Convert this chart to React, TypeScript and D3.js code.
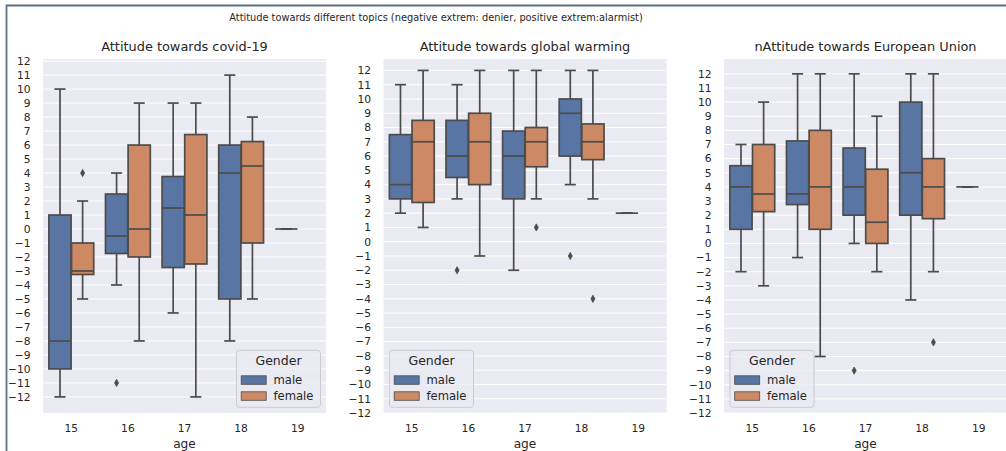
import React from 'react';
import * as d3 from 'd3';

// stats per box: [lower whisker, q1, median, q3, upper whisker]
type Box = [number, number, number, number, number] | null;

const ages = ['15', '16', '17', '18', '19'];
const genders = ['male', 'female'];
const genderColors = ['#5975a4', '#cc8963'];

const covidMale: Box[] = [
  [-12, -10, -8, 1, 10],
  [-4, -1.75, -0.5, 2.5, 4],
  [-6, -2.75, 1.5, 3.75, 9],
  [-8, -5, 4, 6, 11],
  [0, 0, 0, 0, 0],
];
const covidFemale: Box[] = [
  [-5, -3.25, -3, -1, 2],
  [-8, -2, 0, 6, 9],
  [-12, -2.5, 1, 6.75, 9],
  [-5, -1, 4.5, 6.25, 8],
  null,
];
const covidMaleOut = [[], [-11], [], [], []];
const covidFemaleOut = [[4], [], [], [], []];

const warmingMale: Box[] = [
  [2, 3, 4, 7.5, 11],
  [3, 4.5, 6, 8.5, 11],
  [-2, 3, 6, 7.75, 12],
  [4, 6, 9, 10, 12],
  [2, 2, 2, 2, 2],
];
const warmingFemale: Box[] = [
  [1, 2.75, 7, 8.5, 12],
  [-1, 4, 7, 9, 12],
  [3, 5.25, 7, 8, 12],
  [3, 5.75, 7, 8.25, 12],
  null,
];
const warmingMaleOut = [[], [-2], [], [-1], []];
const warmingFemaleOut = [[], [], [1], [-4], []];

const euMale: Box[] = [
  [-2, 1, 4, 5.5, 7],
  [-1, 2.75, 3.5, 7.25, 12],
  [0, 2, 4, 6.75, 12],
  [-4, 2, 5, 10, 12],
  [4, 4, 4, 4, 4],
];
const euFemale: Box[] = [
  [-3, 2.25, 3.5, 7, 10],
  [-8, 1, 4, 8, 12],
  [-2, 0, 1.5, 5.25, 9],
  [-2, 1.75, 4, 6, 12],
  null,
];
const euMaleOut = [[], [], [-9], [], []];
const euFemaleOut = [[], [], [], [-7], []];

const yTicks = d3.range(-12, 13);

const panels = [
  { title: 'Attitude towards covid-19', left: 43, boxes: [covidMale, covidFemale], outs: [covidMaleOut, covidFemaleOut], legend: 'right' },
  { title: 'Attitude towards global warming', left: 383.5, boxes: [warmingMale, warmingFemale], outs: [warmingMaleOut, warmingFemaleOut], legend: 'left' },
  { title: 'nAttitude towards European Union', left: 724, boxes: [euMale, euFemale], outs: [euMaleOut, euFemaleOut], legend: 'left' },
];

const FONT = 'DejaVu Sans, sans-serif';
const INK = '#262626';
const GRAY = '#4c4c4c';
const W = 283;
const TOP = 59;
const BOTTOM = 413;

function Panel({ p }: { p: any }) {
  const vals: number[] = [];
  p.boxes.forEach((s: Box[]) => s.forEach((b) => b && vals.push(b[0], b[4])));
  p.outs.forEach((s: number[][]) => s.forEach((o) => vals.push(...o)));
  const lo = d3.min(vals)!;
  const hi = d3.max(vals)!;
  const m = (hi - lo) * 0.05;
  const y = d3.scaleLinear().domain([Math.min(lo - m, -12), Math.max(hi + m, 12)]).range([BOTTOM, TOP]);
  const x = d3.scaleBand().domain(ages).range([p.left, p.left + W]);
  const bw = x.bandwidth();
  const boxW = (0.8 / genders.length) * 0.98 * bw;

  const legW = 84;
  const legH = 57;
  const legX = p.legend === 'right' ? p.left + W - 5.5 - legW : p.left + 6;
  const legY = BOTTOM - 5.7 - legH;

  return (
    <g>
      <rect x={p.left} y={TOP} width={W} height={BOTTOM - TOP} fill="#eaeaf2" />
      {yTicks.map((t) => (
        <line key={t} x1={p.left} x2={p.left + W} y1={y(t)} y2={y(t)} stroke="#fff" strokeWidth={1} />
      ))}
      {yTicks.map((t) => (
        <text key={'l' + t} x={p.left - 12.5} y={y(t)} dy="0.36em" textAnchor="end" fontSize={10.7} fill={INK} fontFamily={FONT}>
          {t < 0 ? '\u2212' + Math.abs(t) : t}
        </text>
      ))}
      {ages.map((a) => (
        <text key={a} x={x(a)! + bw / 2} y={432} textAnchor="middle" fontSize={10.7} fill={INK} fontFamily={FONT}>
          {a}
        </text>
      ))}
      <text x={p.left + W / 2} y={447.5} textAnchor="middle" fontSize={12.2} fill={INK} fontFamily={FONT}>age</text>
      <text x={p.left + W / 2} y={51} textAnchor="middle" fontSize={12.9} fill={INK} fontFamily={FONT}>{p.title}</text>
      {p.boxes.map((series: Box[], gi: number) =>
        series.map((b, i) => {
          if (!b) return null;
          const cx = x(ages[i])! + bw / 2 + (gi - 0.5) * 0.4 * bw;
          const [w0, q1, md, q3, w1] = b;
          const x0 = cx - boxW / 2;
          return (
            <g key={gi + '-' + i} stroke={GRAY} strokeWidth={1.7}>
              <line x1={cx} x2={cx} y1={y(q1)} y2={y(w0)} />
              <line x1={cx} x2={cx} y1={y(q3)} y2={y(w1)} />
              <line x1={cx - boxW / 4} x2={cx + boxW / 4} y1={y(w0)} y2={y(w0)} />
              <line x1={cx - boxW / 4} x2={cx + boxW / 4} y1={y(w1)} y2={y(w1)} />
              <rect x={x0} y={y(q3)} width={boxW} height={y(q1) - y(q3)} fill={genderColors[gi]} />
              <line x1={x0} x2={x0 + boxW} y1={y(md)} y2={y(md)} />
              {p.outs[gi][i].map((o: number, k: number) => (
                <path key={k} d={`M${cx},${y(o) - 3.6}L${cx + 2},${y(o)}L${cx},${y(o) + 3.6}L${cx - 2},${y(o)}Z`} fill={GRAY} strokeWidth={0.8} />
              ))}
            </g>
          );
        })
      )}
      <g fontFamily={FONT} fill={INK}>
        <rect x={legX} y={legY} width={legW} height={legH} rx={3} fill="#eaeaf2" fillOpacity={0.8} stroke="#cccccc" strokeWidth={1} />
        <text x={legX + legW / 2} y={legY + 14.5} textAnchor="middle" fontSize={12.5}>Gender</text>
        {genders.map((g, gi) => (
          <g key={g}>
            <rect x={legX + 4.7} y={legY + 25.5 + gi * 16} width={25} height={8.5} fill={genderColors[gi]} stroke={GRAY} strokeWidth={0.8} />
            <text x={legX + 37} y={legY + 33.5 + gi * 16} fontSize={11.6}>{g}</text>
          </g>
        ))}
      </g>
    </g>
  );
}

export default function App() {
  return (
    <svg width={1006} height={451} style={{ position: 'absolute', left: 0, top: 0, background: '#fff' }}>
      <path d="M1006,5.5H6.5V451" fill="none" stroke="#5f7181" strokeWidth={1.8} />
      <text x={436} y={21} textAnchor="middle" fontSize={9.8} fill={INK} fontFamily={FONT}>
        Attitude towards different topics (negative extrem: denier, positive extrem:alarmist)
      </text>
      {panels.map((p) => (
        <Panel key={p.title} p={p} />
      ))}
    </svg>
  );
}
-- -- --
Pick out every line with the string "React" and copy it.

## The completed task:
Convert this chart to React, TypeScript and D3.js code.
import React from 'react';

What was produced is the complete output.